Proxy advisory firms

Listed companies complain when they receive negative recommendations from proxy advisory firms, especially based on inaccuracies or on the issuers’ failure to meet “one-size-fits-all” governance standards set by the advisory firms.

“The weight that the advisory firms have is akin to rule-making power, without the checks and balances that other market participants have,” says Jean-Pierre Chamberland, partner at Fasken Martineau DuMoulin LLP's Montréal office. In particular, issuers feel that the proxy firms are too attentive to dissident shareholders in preparing their reports.

In April 2014, the Canadian Securities Administrators (CSA) proposed guidance for advisory firms – Institutional Shareholder Services Inc. (ISS) and Glass Lewis & Co. – to avoid conflicts of interest, improve their accuracy and be more transparent. The reforms are discretionary, but Chamberland says the firms have already started to implement several. “They understand that if they don’t, they’ll be regulated and have even less control.”

A key question is whether the advisory firms will provide a draft report for the company to review for inaccuracies. “A fallback position for issuers,” says Chamberland, “would be for the advisory firms to include in their final report whether or not they’ve consulted with the issuer and, if so, does the issuer agree with what’s in the report.”


Shareholder activism

In response to shareholder activism, some issuers are adopting bylaws as defensive tactics. Most common is an advance notice requirement that shareholders give reasonable notification prior to the annual general meeting rather than wait until the meeting to propose their own director nominees from the floor. The courts have upheld such bylaws as a contribution to transparency and informed decision-making.

“Whereas four years ago people in Canada had never heard of advance notice bylaws,” says Koval at Torys, “now it’s become almost a matter of practice when you’re IPOing a company or reviewing the governance of a company to include an advance-notice bylaw. My own view is that they serve the existing shareholders as well as the activists well. I think it’s an appropriate balancing of interests.”
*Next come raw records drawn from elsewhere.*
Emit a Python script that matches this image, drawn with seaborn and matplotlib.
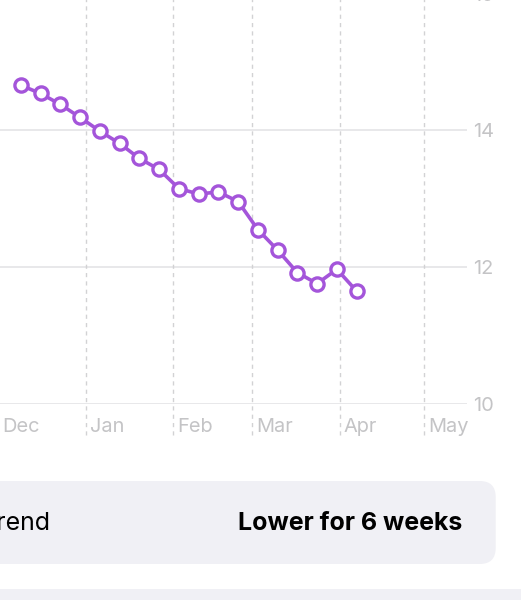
import numpy as np
import pandas as pd
import matplotlib
matplotlib.use("Agg")
import matplotlib.pyplot as plt
import matplotlib.dates as mdates
from matplotlib.patches import FancyBboxPatch
from matplotlib.transforms import IdentityTransform
import seaborn as sns

# ---- data ----
start_date = "2022-12-09"
n_weeks = 18
values = [14.66, 14.54, 14.38, 14.19, 13.99, 13.81, 13.59, 13.43, 13.15,
          13.07, 13.10, 12.96, 12.55, 12.25, 11.92, 11.76, 11.97, 11.65]
month_starts = ["2022-12-01", "2023-01-01", "2023-02-01", "2023-03-01",
                "2023-04-01", "2023-05-01"]
month_labels = ["Dec", "Jan", "Feb", "Mar", "Apr", "May"]
y_ticks = [10, 12, 14, 16]
trend_label = "Trend"
trend_value = "Lower for 6 weeks"

dates = pd.date_range(start_date, periods=n_weeks, freq="7D")
df = pd.DataFrame({"date": dates, "value": values})

sns.set_theme(style="white")
plt.rcParams["font.family"] = ["Inter", "DejaVu Sans"]

W, H = 521, 600
fig = plt.figure(figsize=(W / 100, H / 100), dpi=100)
fig.patch.set_facecolor("white")

# axes: bottom at y=404 px (from top), top at the 16 gridline (~-6.4 px)
ax_bottom = (H - 404) / H
ax_height = 410.4 / H
ax = fig.add_axes([0, ax_bottom, 467 / W, ax_height])
ax.set_facecolor("none")

purple = "#A455DA"
sns.lineplot(data=df, x="date", y="value", ax=ax, color=purple, linewidth=2.6,
             marker="o", markersize=9.5, markerfacecolor="white",
             markeredgecolor=purple, markeredgewidth=2.4, zorder=5)

ax.set_ylim(10, 16)
xl = pd.Timestamp("2022-12-01") + pd.Timedelta(days=0.64)
xr = pd.Timestamp("2023-05-01") + pd.Timedelta(days=15.1)
ax.set_xlim(xl, xr)

for s in ax.spines.values():
    s.set_visible(False)
ax.set_xlabel("")
ax.set_ylabel("")

# horizontal grid
ax.set_yticks(y_ticks)
ax.yaxis.tick_right()
ax.tick_params(axis="y", length=0, pad=4.3, labelsize=14.4, labelcolor="#C4C4C6")
for t in ax.get_yticklabels():
    t.set_ha("left")
for yv in y_ticks:
    ax.axhline(yv, color="#E4E4E6", linewidth=1.2, zorder=1)

# vertical dashed month lines + labels
ax.set_xticks([])
for ms, lab in zip(month_starts, month_labels):
    d = pd.Timestamp(ms)
    ax.axvline(d, ymin=-31 / 410.4, ymax=1, color="#D2D2D4", linewidth=1.0,
               linestyle=(0, (3, 3)), clip_on=False, zorder=1)
    ax.annotate(lab, xy=(mdates.date2num(d), 0), xycoords=("data", "axes fraction"),
                xytext=(2.9, -16.6), textcoords="offset points",
                ha="left", va="center", fontsize=14.4, color="#C4C4C6",
                annotation_clip=False)

# bottom panels (pixel coordinates, origin bottom-left)
box_col = "#F0F0F5"
p1 = FancyBboxPatch((-40, H - 564), 495.7 + 40, 83,
                    boxstyle="round,pad=0,rounding_size=16",
                    transform=IdentityTransform(), facecolor=box_col,
                    edgecolor="none")
p2 = FancyBboxPatch((-40, -30), W + 80, 41,
                    boxstyle="round,pad=0,rounding_size=16",
                    transform=IdentityTransform(), facecolor=box_col,
                    edgecolor="none")
fig.patches.extend([p1, p2])

fig.text(51 / W, (H - 524) / H, trend_label, ha="right", va="center",
         fontsize=18, color="black")
fig.text(462.7 / W, (H - 524) / H, trend_value, ha="right", va="center",
         fontsize=18, color="black", fontweight="bold")

fig.savefig("out.png", dpi=100)
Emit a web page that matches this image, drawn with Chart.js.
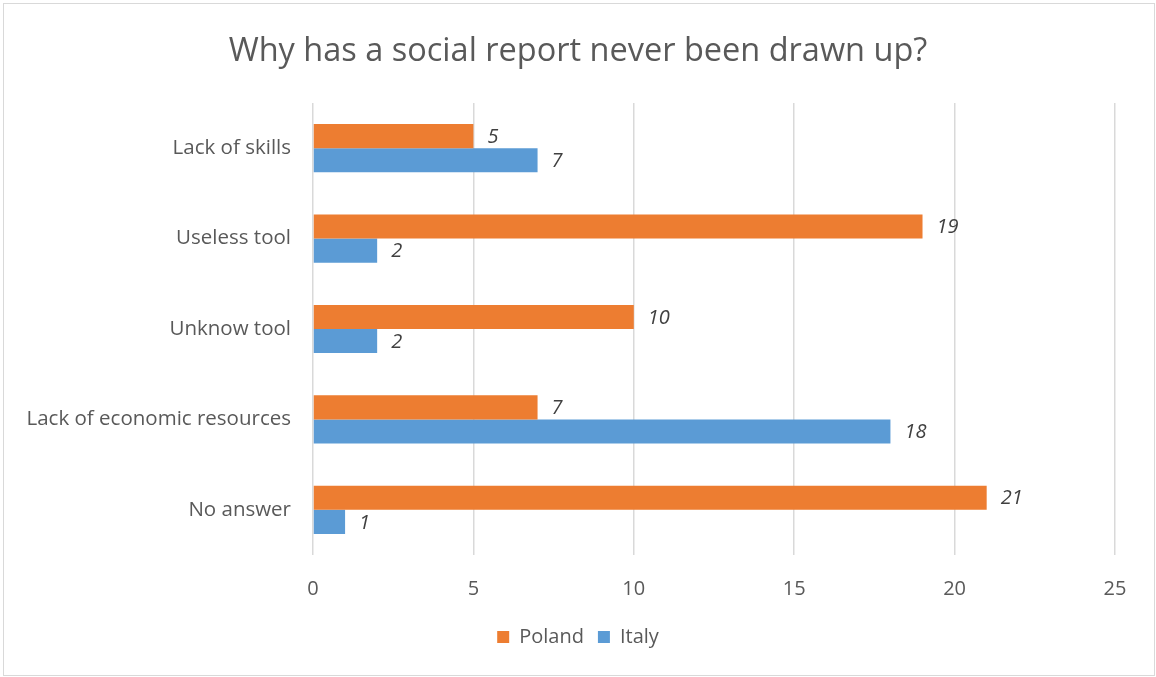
<!DOCTYPE html>
<html>
<head>
<meta charset="utf-8">
<script src="https://cdn.jsdelivr.net/npm/chart.js@4.4.0/dist/chart.umd.min.js"></script>
<style>
  html, body { margin: 0; padding: 0; background: #fff; }
  #wrap { position: absolute; left: 0; top: 0; width: 1156px; height: 677px; }
</style>
</head>
<body>
<div id="wrap"><canvas id="myChart" width="1156" height="677"></canvas></div>
<script>
// chart data
const categories = ['Lack of skills', 'Useless tool', 'Unknow tool', 'Lack of economic resources', 'No answer'];
const poland = [5, 19, 10, 7, 21];
const italy = [7, 2, 2, 18, 1];
const xTicks = [0, 5, 10, 15, 20, 25];

const FONT = '"Open Sans", Lato, sans-serif';
const TEXT = '#595959';

// draws the value next to the end of each bar
const valueLabels = {
  id: 'valueLabels',
  afterDatasetsDraw(chart) {
    const ctx = chart.ctx;
    ctx.save();
    ctx.font = 'italic 20px ' + FONT;
    ctx.fillStyle = '#404040';
    ctx.textAlign = 'left';
    ctx.textBaseline = 'middle';
    chart.data.datasets.forEach((ds, i) => {
      chart.getDatasetMeta(i).data.forEach((bar, j) => {
        ctx.fillText(ds.data[j], bar.x + 14, bar.y + 1);
      });
    });
    ctx.restore();
  }
};

// light frame round the chart
const frame = {
  id: 'frame',
  beforeDraw(chart) {
    const ctx = chart.ctx;
    ctx.save();
    ctx.strokeStyle = '#d9d9d9';
    ctx.lineWidth = 1;
    ctx.strokeRect(3.5, 3.5, chart.width - 5, chart.height - 5);
    ctx.restore();
  }
};

function createChart() {
  const ctx = document.getElementById('myChart').getContext('2d');
  new Chart(ctx, {
    type: 'bar',
    data: {
      labels: categories,
      datasets: [
        { label: 'Poland', data: poland, backgroundColor: '#ED7D31' },
        { label: 'Italy', data: italy, backgroundColor: '#5B9BD5' }
      ]
    },
    options: {
      indexAxis: 'y',
      responsive: false,
      animation: false,
      categoryPercentage: 0.533,
      barPercentage: 1,
      layout: { padding: { left: 3, right: 3, top: 10, bottom: 20 } },
      plugins: {
        title: {
          display: true,
          text: 'Why has a social report never been drawn up?',
          color: TEXT,
          font: { family: FONT, size: 32.5, weight: 'normal' },
          padding: { top: 22, bottom: 32 }
        },
        legend: {
          position: 'bottom',
          labels: {
            color: TEXT,
            font: { family: FONT, size: 20 },
            boxWidth: 12,
            boxHeight: 12,
            padding: 14
          }
        },
        tooltip: { enabled: false }
      },
      scales: {
        x: {
          min: 0,
          max: 25,
          afterBuildTicks(scale) { scale.ticks = xTicks.map(v => ({ value: v })); },
          afterFit(scale) { scale.height = 58; },
          grid: { color: '#d9d9d9', lineWidth: 1.5, drawTicks: false },
          border: { display: false },
          ticks: { color: TEXT, font: { family: FONT, size: 20 }, padding: 22 }
        },
        y: {
          afterFit(scale) { scale.width = 310; },
          grid: { display: false, drawTicks: false },
          border: { display: false },
          ticks: { color: TEXT, font: { family: FONT, size: 20.5 }, padding: 22 }
        },
        // empty axis on the right, only keeps room after the last tick
        yRight: {
          type: 'category',
          position: 'right',
          afterFit(scale) { scale.width = 38; },
          grid: { display: false, drawTicks: false },
          border: { display: false },
          ticks: { display: false }
        }
      }
    },
    plugins: [valueLabels, frame]
  });
}

createChart();
</script>
</body>
</html>
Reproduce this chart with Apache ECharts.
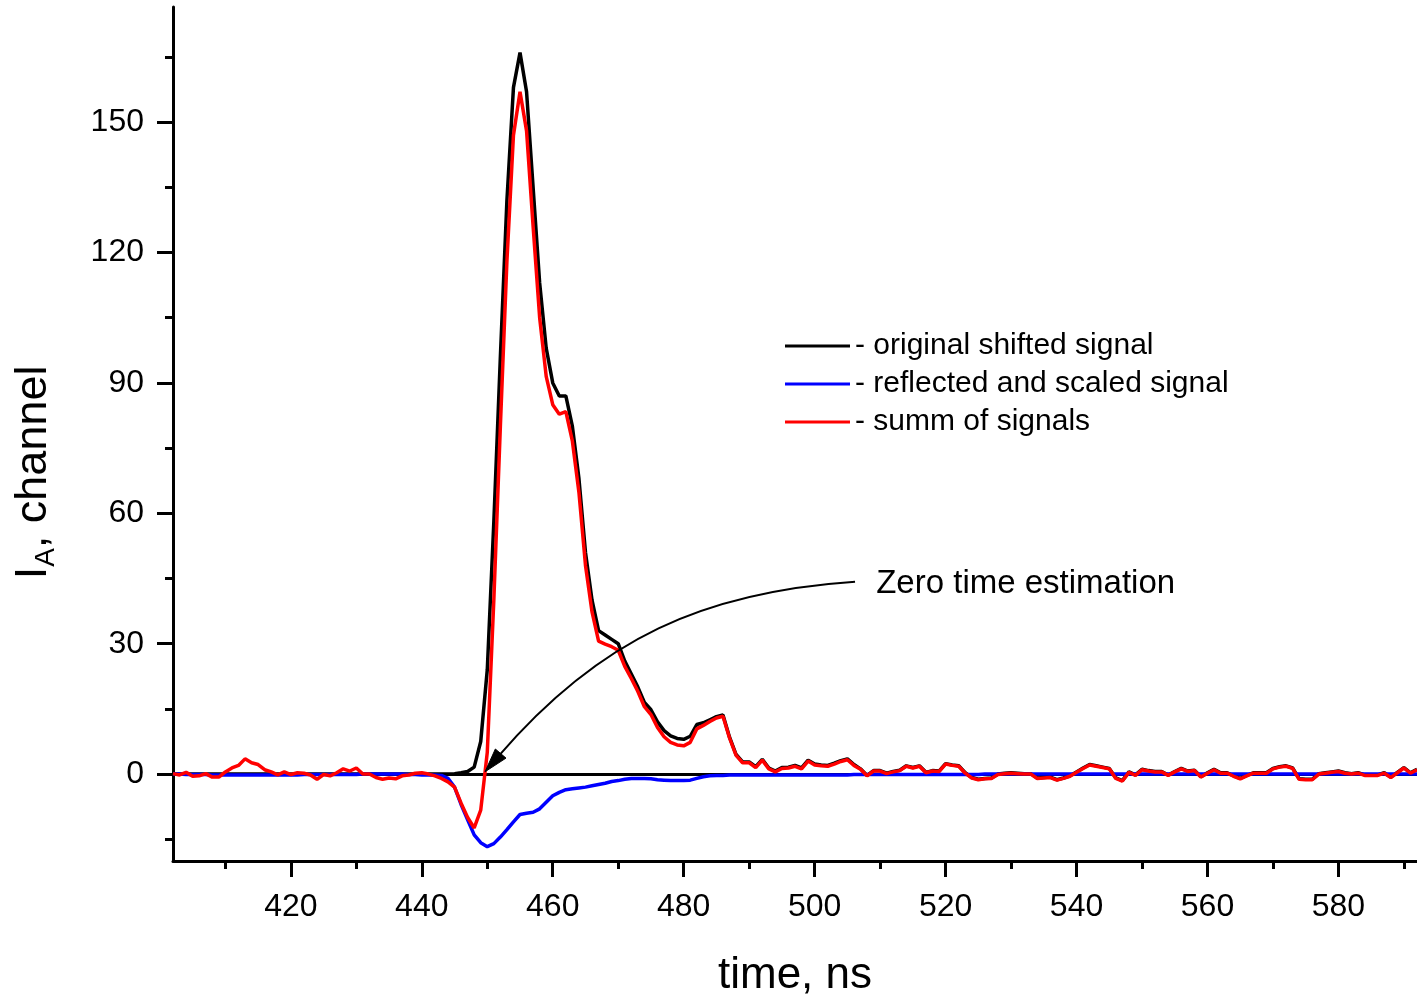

Less common in Canada is an enhanced quorum for contested AGMs where dissidents wish to oust a majority of directors. “But in order to be effective, they require shareholder approval,” says Jeffrey Lloyd, a partner at Blake, Cassels & Graydon LLP in Toronto. “With ISS no longer supporting them, I don’t expect to see many companies continuing to adopt them.”

Adds Koval: “We’re a jurisdiction that’s much more about providing information to [shareholders] in order to help them make a reasoned decision rather than trying to force their decision.”


Rules on take-over bids

In 2013, when HudBay Minerals Inc. made an unsolicited take-over offer for Augusta Resource Corp., the BC Securities Commission ruled that the bid could stay open for 156 days well past the usual 60 to 90 days, giving Augusta more time to find a white knight.

The CSA is now proposing a 120-day period for all take-over bids. The new rules will also require the bidder to buy 50 per cent of the stock it doesn’t already own – currently, there’s no “minimum tender condition” – and, once that threshold is reached, to extend its bid for at least 10 days to allow other stockholders to tender their shares as well.

The proposed rules would “re-balance the dynamics between hostile bidders and target boards,” says Lloyd. “Shareholder rights plans will continue to be relevant but only to prevent ‘creeping take-overs’ by way of transactions exempt from the formal take-over bid rules.”

These rules would be positive for shareholders, says Chamberland. “There’s less coercion. They can take their time to review the bid and not be afraid [as previously] that if a sufficient number of shareholders tendered … you’d be left on the sidelines holding a less liquid stock.”

For bidders, however, the new rules will mean more uncertainty and risk in attempting a hostile take-over. “The longer open-bid period will mean increased financing costs to the extent that you need to have financing in place,” says Chamberland. “You’ll also see an increase in the risk of competing bids materializing, with potential impact on the pricing of the deal.”

The arc of history continues to bend, however gradually, toward corporate governance reform.